According to senior journalist Arul Ezhilan, the AIADMK fielded ‘dummy’ candidates in 18 out of 200 wards in Chennai, in which the BJP came in second. “By fielding dummy candidates, the AIADMK indirectly entered into an alliance with the BJP. The BJP candidates lost their deposits in 82 wards out of 100 wards in Coimbatore, which the BJP proudly calls it its forte,” he said.

Congress vs BJP

It’s true that the Congress was able to win in most of the wards because of its alliance with the DMK. But the party contested a limited number of seats — 122 corporation wards out of 1,374, 385 municipalities out of 3,843, and 863 town panchayats out of 7,621. Whereas, the BJP contested in 1,134 corporation wards, 1,775 municipality wards and 2,685 town panchayat wards.

“Even after contesting in a large number of wards, the BJP was able to win in a smaller number of seats than the Congress, which contested in fewer seats than the BJP.  However, if the Congress and the BJP faced the elections independently, even then the Congress would have more vote share than the BJP,” said Ezhilan.

The AIADMK’s loss turned out to be the BJP’s gain. The AIADMK can no more rely on Christian and Muslim votes as some of the senior AIADMK leaders like CVe Shanmugam and KP Munusamy claim, said political commentator Raveendran Duraisamy.

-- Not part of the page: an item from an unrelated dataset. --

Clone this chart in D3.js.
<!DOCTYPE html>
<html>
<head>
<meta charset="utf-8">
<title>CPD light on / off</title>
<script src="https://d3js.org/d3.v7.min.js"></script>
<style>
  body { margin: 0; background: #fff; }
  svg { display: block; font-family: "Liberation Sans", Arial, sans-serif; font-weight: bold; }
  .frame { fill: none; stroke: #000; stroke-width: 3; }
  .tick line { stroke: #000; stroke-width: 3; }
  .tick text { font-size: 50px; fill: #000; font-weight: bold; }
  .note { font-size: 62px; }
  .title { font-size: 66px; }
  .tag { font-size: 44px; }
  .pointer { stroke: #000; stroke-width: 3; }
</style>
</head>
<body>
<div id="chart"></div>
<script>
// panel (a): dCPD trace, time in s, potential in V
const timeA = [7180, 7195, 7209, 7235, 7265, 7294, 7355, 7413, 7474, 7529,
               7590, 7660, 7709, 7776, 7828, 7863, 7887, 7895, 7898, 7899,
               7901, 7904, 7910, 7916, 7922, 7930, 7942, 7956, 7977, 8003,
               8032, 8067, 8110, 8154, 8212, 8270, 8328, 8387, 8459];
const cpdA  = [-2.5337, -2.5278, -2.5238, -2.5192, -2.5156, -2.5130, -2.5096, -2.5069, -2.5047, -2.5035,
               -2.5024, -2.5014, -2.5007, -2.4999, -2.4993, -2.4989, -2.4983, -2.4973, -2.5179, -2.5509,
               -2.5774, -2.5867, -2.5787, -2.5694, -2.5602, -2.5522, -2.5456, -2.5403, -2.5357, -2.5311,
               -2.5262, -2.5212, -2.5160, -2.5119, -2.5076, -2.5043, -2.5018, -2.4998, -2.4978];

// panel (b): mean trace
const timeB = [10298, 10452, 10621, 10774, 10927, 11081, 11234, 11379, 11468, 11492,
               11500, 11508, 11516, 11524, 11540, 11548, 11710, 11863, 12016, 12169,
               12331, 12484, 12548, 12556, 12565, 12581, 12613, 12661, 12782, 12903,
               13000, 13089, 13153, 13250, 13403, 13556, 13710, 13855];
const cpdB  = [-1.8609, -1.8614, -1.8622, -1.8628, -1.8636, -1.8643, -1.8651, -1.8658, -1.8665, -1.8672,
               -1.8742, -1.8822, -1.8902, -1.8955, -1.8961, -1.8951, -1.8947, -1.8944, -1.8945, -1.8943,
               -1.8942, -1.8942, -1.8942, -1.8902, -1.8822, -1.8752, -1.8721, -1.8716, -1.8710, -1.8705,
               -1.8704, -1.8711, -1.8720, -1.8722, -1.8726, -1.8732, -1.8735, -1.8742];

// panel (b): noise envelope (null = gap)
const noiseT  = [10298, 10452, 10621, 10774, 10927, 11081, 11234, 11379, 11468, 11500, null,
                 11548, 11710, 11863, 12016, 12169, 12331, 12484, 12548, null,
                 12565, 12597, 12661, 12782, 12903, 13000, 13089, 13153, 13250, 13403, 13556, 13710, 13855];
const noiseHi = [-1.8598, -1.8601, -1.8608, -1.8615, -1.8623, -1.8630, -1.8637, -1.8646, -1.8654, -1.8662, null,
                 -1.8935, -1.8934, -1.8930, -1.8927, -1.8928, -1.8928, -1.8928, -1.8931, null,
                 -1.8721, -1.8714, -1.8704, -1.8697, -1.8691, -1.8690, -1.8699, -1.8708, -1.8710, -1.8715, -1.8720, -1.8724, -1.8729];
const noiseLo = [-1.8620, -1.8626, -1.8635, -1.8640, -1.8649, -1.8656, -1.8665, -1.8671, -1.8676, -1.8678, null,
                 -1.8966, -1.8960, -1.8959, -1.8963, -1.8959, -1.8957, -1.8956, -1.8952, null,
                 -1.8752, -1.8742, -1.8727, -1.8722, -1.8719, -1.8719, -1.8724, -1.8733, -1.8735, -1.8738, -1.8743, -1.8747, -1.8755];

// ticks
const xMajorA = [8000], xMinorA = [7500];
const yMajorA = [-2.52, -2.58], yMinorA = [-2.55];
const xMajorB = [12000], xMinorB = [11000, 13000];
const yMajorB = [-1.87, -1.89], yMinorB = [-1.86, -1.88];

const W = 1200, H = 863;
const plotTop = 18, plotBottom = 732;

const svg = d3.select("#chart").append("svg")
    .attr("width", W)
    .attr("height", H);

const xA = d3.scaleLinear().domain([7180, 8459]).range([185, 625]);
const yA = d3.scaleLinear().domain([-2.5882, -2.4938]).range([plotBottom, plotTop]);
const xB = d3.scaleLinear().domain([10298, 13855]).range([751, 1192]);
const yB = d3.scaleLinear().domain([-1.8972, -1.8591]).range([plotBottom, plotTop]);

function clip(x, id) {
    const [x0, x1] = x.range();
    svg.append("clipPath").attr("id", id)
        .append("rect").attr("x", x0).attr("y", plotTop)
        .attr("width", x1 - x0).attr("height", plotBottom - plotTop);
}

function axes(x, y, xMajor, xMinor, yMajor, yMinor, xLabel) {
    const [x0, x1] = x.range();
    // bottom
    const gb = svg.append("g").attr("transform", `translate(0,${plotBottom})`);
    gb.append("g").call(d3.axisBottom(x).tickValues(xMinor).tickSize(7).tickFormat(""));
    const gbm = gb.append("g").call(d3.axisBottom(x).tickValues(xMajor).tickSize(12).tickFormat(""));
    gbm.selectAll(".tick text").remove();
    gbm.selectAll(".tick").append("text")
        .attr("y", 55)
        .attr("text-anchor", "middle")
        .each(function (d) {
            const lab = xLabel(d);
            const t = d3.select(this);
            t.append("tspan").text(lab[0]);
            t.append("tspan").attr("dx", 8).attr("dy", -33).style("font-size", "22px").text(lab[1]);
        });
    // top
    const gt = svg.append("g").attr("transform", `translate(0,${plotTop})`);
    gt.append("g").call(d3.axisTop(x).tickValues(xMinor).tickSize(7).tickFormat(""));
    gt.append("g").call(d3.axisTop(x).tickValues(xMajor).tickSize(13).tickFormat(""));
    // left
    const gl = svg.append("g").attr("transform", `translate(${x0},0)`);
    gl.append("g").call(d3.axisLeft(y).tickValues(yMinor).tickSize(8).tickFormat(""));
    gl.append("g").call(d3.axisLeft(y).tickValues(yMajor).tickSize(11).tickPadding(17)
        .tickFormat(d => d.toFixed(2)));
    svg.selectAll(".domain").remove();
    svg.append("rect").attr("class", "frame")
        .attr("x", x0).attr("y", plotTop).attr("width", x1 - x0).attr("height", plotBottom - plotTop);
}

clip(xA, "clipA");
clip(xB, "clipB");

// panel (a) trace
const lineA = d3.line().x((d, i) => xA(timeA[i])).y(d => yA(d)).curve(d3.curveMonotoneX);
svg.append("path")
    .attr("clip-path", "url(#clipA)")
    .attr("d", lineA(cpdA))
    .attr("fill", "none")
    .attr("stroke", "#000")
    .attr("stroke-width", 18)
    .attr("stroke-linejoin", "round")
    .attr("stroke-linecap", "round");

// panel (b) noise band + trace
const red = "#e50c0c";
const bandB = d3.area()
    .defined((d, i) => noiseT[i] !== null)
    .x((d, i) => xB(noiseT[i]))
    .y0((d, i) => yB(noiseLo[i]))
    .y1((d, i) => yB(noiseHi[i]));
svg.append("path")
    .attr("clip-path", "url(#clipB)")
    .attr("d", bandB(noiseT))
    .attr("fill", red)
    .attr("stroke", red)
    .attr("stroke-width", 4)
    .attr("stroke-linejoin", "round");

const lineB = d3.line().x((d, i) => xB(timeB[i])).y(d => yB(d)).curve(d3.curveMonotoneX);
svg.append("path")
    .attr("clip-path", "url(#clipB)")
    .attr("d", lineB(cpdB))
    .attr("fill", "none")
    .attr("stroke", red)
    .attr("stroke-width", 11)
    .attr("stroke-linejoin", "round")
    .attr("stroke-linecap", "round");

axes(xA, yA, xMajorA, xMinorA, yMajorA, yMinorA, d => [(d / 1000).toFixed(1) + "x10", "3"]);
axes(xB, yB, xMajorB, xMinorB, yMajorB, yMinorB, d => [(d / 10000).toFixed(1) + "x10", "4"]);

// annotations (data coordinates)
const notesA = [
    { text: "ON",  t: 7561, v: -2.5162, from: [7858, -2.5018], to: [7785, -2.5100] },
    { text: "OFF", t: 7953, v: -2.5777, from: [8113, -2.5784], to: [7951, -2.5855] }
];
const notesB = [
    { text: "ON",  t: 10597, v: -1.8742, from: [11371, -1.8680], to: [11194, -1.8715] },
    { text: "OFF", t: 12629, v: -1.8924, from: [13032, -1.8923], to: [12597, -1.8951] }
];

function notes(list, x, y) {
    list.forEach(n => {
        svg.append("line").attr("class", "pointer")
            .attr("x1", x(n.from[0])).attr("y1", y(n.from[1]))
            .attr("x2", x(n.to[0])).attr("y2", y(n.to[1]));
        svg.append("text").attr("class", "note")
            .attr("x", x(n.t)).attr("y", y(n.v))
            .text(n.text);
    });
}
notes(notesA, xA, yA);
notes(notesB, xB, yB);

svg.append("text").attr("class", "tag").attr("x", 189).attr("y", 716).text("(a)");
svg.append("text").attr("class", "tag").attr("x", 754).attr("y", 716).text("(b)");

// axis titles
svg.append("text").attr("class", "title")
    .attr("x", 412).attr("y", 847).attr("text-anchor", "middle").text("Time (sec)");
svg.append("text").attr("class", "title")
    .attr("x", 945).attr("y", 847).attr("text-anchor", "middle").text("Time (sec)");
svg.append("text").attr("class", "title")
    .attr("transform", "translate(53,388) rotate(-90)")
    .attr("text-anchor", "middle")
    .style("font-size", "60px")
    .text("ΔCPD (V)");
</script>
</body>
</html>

“While the DMK has taken a strong stand on anti-conversion law, the BJP has taken the opposite stand on that front. Similarly, the DMK and its allies took an anti-NEET stand and the BJP took a pro-NEET stand. In issues like these, the debate was between the DMK and the BJP. The AIADMK was left with no choice. They were unable to take a stand on these issues and that has affected them largely,” he said.